There’s a lot being said these days about the importance of including people from many different corners of humanity in our writing (for example, see this essay from Daniel José Older on Writing the Other). Like many writers, I’m coming from a position squarely in the middle of society: white, middle-class, cis-gendered, educated, American, Christian. How can I bring different kinds of people into my stories, without in some way trying to co-opt or trivialize other people’s stories? Here are three ways the characters in my current story break from my own experience, and how I’m coping with it (with varying degrees of success).
- My main character, Kay, is very much like me. Aside from being decades younger than I am, the main way she differs from me is that she’s a drifter with no fixed address, someone who bounces from job to job and mostly lives out of her car. So not quite in the comfortable middle-class world that is mine, but not far out. I have no trouble imagining her and clearly delineating her world view. One of my critique partners made me very happy when he mentioned casually that a particular event would be particularly disturbing to Kay, since she’s one who always wants to get out and run. That’s exactly how I think of her, and it’s nice to know some of that came across to this reader.

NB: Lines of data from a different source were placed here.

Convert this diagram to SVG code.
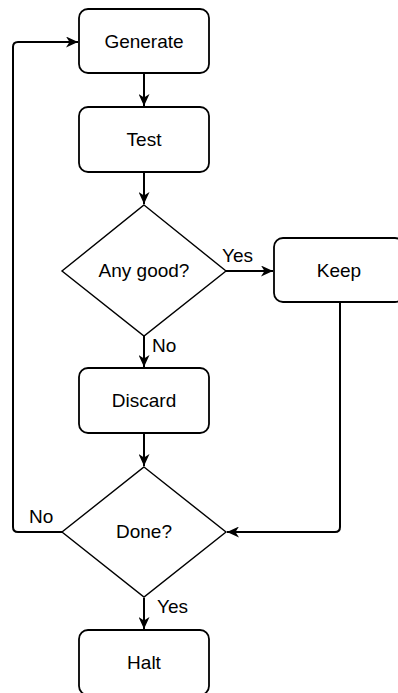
<svg xmlns="http://www.w3.org/2000/svg" width="398" height="693" viewBox="0 0 398 693">
<style>
.box{fill:#fff;stroke:#000;stroke-width:1.8}
.dia{fill:#fff;stroke:#000;stroke-width:1.4}
.t{font-family:"Liberation Sans",Arial,sans-serif;font-size:19px;fill:#000;text-anchor:middle}
.l{font-family:"Liberation Sans",Arial,sans-serif;font-size:19px;fill:#000}
.c{fill:none;stroke:#000;stroke-width:2;marker-end:url(#ah)}
</style>
<defs>
<marker id="ah" markerUnits="userSpaceOnUse" markerWidth="13" markerHeight="11" refX="12" refY="5.5" orient="auto" viewBox="0 0 13 11">
<path d="M0,0 L12,5.5 L0,11 L3.5,5.5 Z" fill="#000"/>
</marker>
</defs>
<g id="connectors">
<path class="c" d="M144,73 V106"/>
<path class="c" d="M144,172 V204"/>
<path class="c" d="M226,271 H273"/>
<path class="c" d="M144,336 V367"/>
<path class="c" d="M144,433 V466"/>
<path class="c" d="M144,598 V629"/>
<path class="c" d="M62,532 H18 Q13,532 13,527 V47 Q13,42 18,42 H78"/>
<path class="c" d="M340,302 V527 Q340,532 335,532 H227"/>
<text class="l" x="222" y="262">Yes</text>
<text class="l" x="152" y="352">No</text>
<text class="l" x="29" y="523">No</text>
<text class="l" x="157" y="613">Yes</text>
</g>
<g id="generate">
<rect class="box" x="79" y="9" width="130" height="64" rx="9"/>
<text class="t" x="144" y="48">Generate</text>
</g>
<g id="test">
<rect class="box" x="79" y="107" width="130" height="65" rx="9"/>
<text class="t" x="144" y="146">Test</text>
</g>
<g id="anygood">
<polygon class="dia" points="144,205 226,271 144,336 62,271"/>
<text class="t" x="144" y="277">Any good?</text>
</g>
<g id="keep">
<rect class="box" x="274" y="238" width="130" height="64" rx="9"/>
<text class="t" x="339" y="277">Keep</text>
</g>
<g id="discard">
<rect class="box" x="79" y="368" width="130" height="65" rx="9"/>
<text class="t" x="144" y="407">Discard</text>
</g>
<g id="done">
<polygon class="dia" points="144,467 226,532 144,597 62,532"/>
<text class="t" x="144" y="538">Done?</text>
</g>
<g id="halt">
<rect class="box" x="79" y="630" width="130" height="65" rx="9"/>
<text class="t" x="144" y="669">Halt</text>
</g>
</svg>
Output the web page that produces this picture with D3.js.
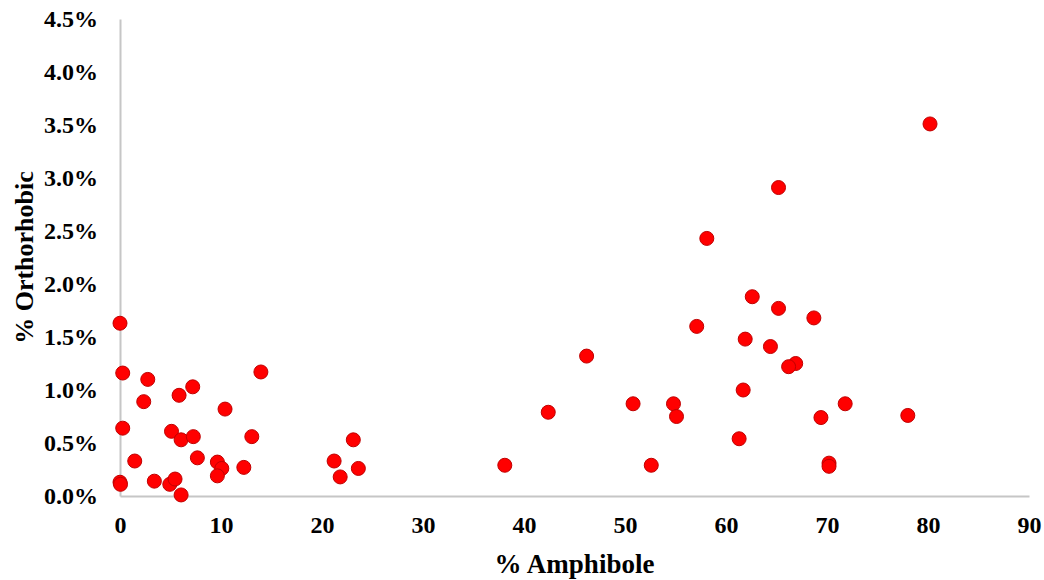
<!DOCTYPE html>
<html>
<head>
<meta charset="utf-8">
<script src="https://cdn.jsdelivr.net/npm/d3@7"></script>
<style>
  body { margin: 0; background: #fff; }
  text { font-family: "Liberation Serif", "Times New Roman", serif; font-weight: bold; fill: #000; }
</style>
</head>
<body>
<div id="chart"></div>
<script>
// % Amphibole (x) and % Orthorhombic (y)
const amphibole = [
  0.0, 0.27, 2.75, 2.35, 5.85, 7.2, 13.95, 10.4, 0.27, 5.1,
  6.05, 7.26, 13.05, 1.46, 7.66, 9.64, 10.08, 9.64, 12.26, 0.0,
  0.05, 3.4, 4.93, 5.45, 6.05,
  23.1, 21.2, 23.6, 21.8, 38.1,
  58.1, 57.1, 46.2, 42.4, 50.8, 54.8, 55.1, 52.6,
  80.2, 65.2, 62.6, 65.2, 68.7, 61.9, 64.4, 66.9, 66.2, 61.7,
  71.8, 69.4, 78.0, 61.3, 70.2, 70.2
];
const orthorhombic = [
  1.63, 1.16, 1.10, 0.89, 0.95, 1.03, 1.17, 0.82, 0.64, 0.61,
  0.53, 0.56, 0.56, 0.33, 0.36, 0.32, 0.26, 0.19, 0.27, 0.13,
  0.11, 0.14, 0.11, 0.16, 0.01,
  0.53, 0.33, 0.26, 0.18, 0.29,
  2.43, 1.60, 1.32, 0.79, 0.87, 0.87, 0.75, 0.29,
  3.51, 2.91, 1.88, 1.77, 1.68, 1.48, 1.41, 1.25, 1.22, 1.00,
  0.87, 0.74, 0.76, 0.54, 0.31, 0.28
];
const xTicks = [0, 10, 20, 30, 40, 50, 60, 70, 80, 90];
const yTicks = [0, 0.5, 1.0, 1.5, 2.0, 2.5, 3.0, 3.5, 4.0, 4.5];

const points = amphibole.map((a, i) => ({ x: a, y: orthorhombic[i] }));

const width = 1044;
const height = 580;

const svg = d3.select('#chart')
  .append('svg')
  .attr('width', width)
  .attr('height', height);

// Scales
const x = d3.scaleLinear().domain([0, 90]).range([120, 1029]);
const y = d3.scaleLinear().domain([0, 4.5]).range([496, 19]);

// X axis
const xAxis = svg.append('g')
  .attr('transform', `translate(0,${y(0)})`)
  .call(d3.axisBottom(x).tickValues(xTicks).tickSize(0).tickPadding(20).tickFormat(d3.format('d')));

xAxis.select('.domain')
  .attr('stroke', '#c6c6c6')
  .attr('stroke-width', 2);

xAxis.selectAll('text')
  .style('font-size', '24px')
  .style('font-family', '"Liberation Serif", serif')
  .style('font-weight', 'bold')
  .attr('fill', '#000');

// Y axis
const yAxis = svg.append('g')
  .attr('transform', `translate(${x(0)},0)`)
  .call(d3.axisLeft(y).tickValues(yTicks).tickSize(0).tickPadding(22).tickFormat(d => d.toFixed(1) + '%'));

yAxis.select('.domain')
  .attr('stroke', '#c6c6c6')
  .attr('stroke-width', 2);

yAxis.selectAll('text')
  .style('font-size', '24px')
  .style('font-family', '"Liberation Serif", serif')
  .style('font-weight', 'bold')
  .attr('fill', '#000');

// Points
svg.append('g')
  .selectAll('circle')
  .data(points)
  .enter().append('circle')
  .attr('cx', d => x(d.x))
  .attr('cy', d => y(d.y))
  .attr('r', 7)
  .attr('fill', '#ff0000')
  .attr('stroke', '#c00000')
  .attr('stroke-width', 1);

// Axis titles
svg.append('text')
  .attr('x', (x(0) + x(90)) / 2)
  .attr('y', 573)
  .style('text-anchor', 'middle')
  .style('font-size', '27px')
  .text('% Amphibole');

svg.append('text')
  .attr('transform', `translate(33, ${(y(0) + y(4.5)) / 2}) rotate(-90)`)
  .style('text-anchor', 'middle')
  .style('font-size', '26px')
  .text('% Orthorhobic');
</script>
</body>
</html>
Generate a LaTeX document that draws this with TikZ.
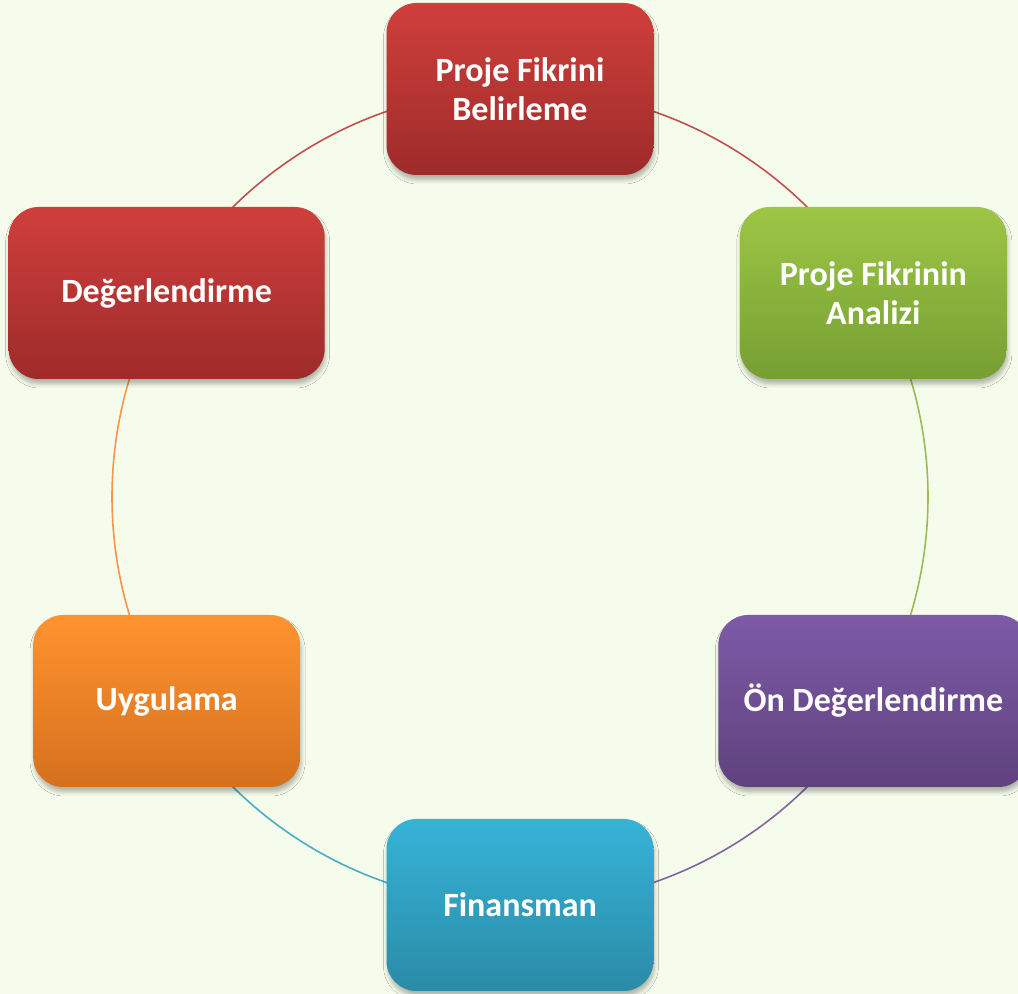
\documentclass[tikz,border=0pt]{standalone}
\usepackage{fontspec}
\setmainfont{Carlito}
\usetikzlibrary{backgrounds,shadows.blur}
\definecolor{bg}{HTML}{F5FCEB}
\definecolor{redT}{HTML}{CF3F3C}
\definecolor{redB}{HTML}{9E2B2A}
\definecolor{grnT}{HTML}{9DC646}
\definecolor{grnB}{HTML}{769F33}
\definecolor{purT}{HTML}{7E5AA6}
\definecolor{purB}{HTML}{5E427E}
\definecolor{bluT}{HTML}{36B3D7}
\definecolor{bluB}{HTML}{2A8BA7}
\definecolor{ornT}{HTML}{FF932F}
\definecolor{ornB}{HTML}{D5701E}
\definecolor{redL}{HTML}{C0504D}
\definecolor{grnL}{HTML}{9BBB59}
\definecolor{purL}{HTML}{8064A2}
\definecolor{bluL}{HTML}{4BACC6}
\definecolor{ornL}{HTML}{F79646}
\tikzset{
  stage/.style={rounded corners=15pt, minimum height=86pt, minimum width=133.5pt,
    align=center, text=white, inner sep=0pt,
    font=\bfseries\fontsize{17}{19.5}\selectfont,
    blur shadow={shadow xshift=0.5pt, shadow yshift=-2.5pt, shadow blur radius=2pt, shadow opacity=28}},
  link/.style={line width=0.8pt}
}
\begin{document}
\begin{tikzpicture}[x=0.5pt,y=0.5pt]
\path[use as bounding box] (0,0) rectangle (1018,994);
\clip (0,0) rectangle (1018,994);
\coordinate (c) at (520,497);
\node[stage, top color=redT, bottom color=redB] (n1) at ([shift={(90:408)}]c) {Proje Fikrini\\Belirleme};
\node[stage, top color=grnT, bottom color=grnB] (n2) at ([shift={(30:408)}]c) {Proje Fikrinin\\Analizi};
\node[stage, top color=purT, bottom color=purB, minimum width=155pt] (n3) at ([shift={(-30:408)}]c) {Ön Değerlendirme};
\node[stage, top color=bluT, bottom color=bluB] (n4) at ([shift={(-90:408)}]c) {Finansman};
\node[stage, top color=ornT, bottom color=ornB] (n5) at ([shift={(-150:408)}]c) {Uygulama};
\node[stage, top color=redT, bottom color=redB, minimum width=158pt] (n6) at ([shift={(150:408)}]c) {Değerlendirme};
\begin{scope}[on background layer]
  \fill[bg] (0,0) rectangle (1018,994);
  \draw[link, redL] (n1.center) arc[start angle=90, end angle=30, radius=408];
  \draw[link, grnL] (n2.center) arc[start angle=30, end angle=-30, radius=408];
  \draw[link, purL] (n3.center) arc[start angle=-30, end angle=-90, radius=408];
  \draw[link, bluL] (n4.center) arc[start angle=-90, end angle=-150, radius=408];
  \draw[link, ornL] (n5.center) arc[start angle=-150, end angle=-210, radius=408];
  \draw[link, redL] (n6.center) arc[start angle=150, end angle=90, radius=408];
\end{scope}
\end{tikzpicture}
\end{document}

- Two of the important secondary characters, Naia and Alex, are in a lesbian relationship. That’s the way the characters presented themselves to me, and I’m very comfortable with them this way. So comfortable that their relationship is not mentioned in the story at all for the first ten chapters, because there was so much happening fast and furiously that it just never came up. Finally, at a peak of tension, when Naia goes out of their place of relative safety to scout for trouble, Alex tells her to be careful and they exchange a kiss before Naia says, “Always am. I’ll be back.” My critique partners loved this, finding it a quick way to emphasize the danger and heighten the reader’s emotional involvement. The jury is still out on whether I should go back and their involvement clearer in earlier sections, or whether this can be a good place to reveal it. I think I may compromise and drop some hints earlier that, in retrospect, indicate their relationship, but have Kay not pick up on it because, seriously, there are Other Things Going On!
- Naia has another characteristic of the Other: she’s Black. This is the area where I’m on the shakiest ground, and not at all confident about how I’m handling it. There are two reasons for her ethnicity. One is that I’m one of the many people concerned about increasing representation for people of color in books, so I want to be part of the solution, not the problem. The other is that one thing I do as I’m developing characters is search the Internet for photos that seem to fit the person I’m imagining, which I can look at as I’m writing to keep me grounded in their different voices and visions. The photo I found for Naia happens to be a Black woman, lovely and confident, with a big happy smile and a mop of unapologetic dreads. She’s the kind of woman who goes out to slaughter horrible monsters from another dimension with a big freaking sword and enjoy it. But my critique partners scolded me for describing her “coffee-colored” skin as a cliché. They ask me why I’ve named her ethnicity but not the ethnicity of anyone else in the party. They point out the times when I’ve mentioned another character’s eye or hair color, but not hers. I find myself described by Rule 2 in the article about Writing the Other that I linked to above: I suck. Naia’s ethnicity is feeling, to me and therefore to my readers, as something glued on, not an integral part of who she is, and quite possibly patronizing.
How do I move forward? There are two paths I can take. I can buckle down and do a better job of bringing Naia’s ethnicity to life. To do that I’d need to do a thread analysis in revision, where I search for every mention of Naia and track how she’s introduced, how she’s described, how she acts, and how others react to her. I’d have to make this whole thread consistent, with her ethnicity integral but not central. Then I’d ask my friends and colleagues who are themselves women of color to read those sections and give me honest reactions. My other choice is to acknowledge that I’m not ready to write a convincing, authentic person of color, and backtrack to make her white, like me. That feels like a failure, but it might be the most honest choice.
I’m wrestling with this concern right now, and will be until I finish this revision pass, at least through the end of the year. Then I’ll have to make a choice.
I’d love to hear what you think. Any advice will be most helpful!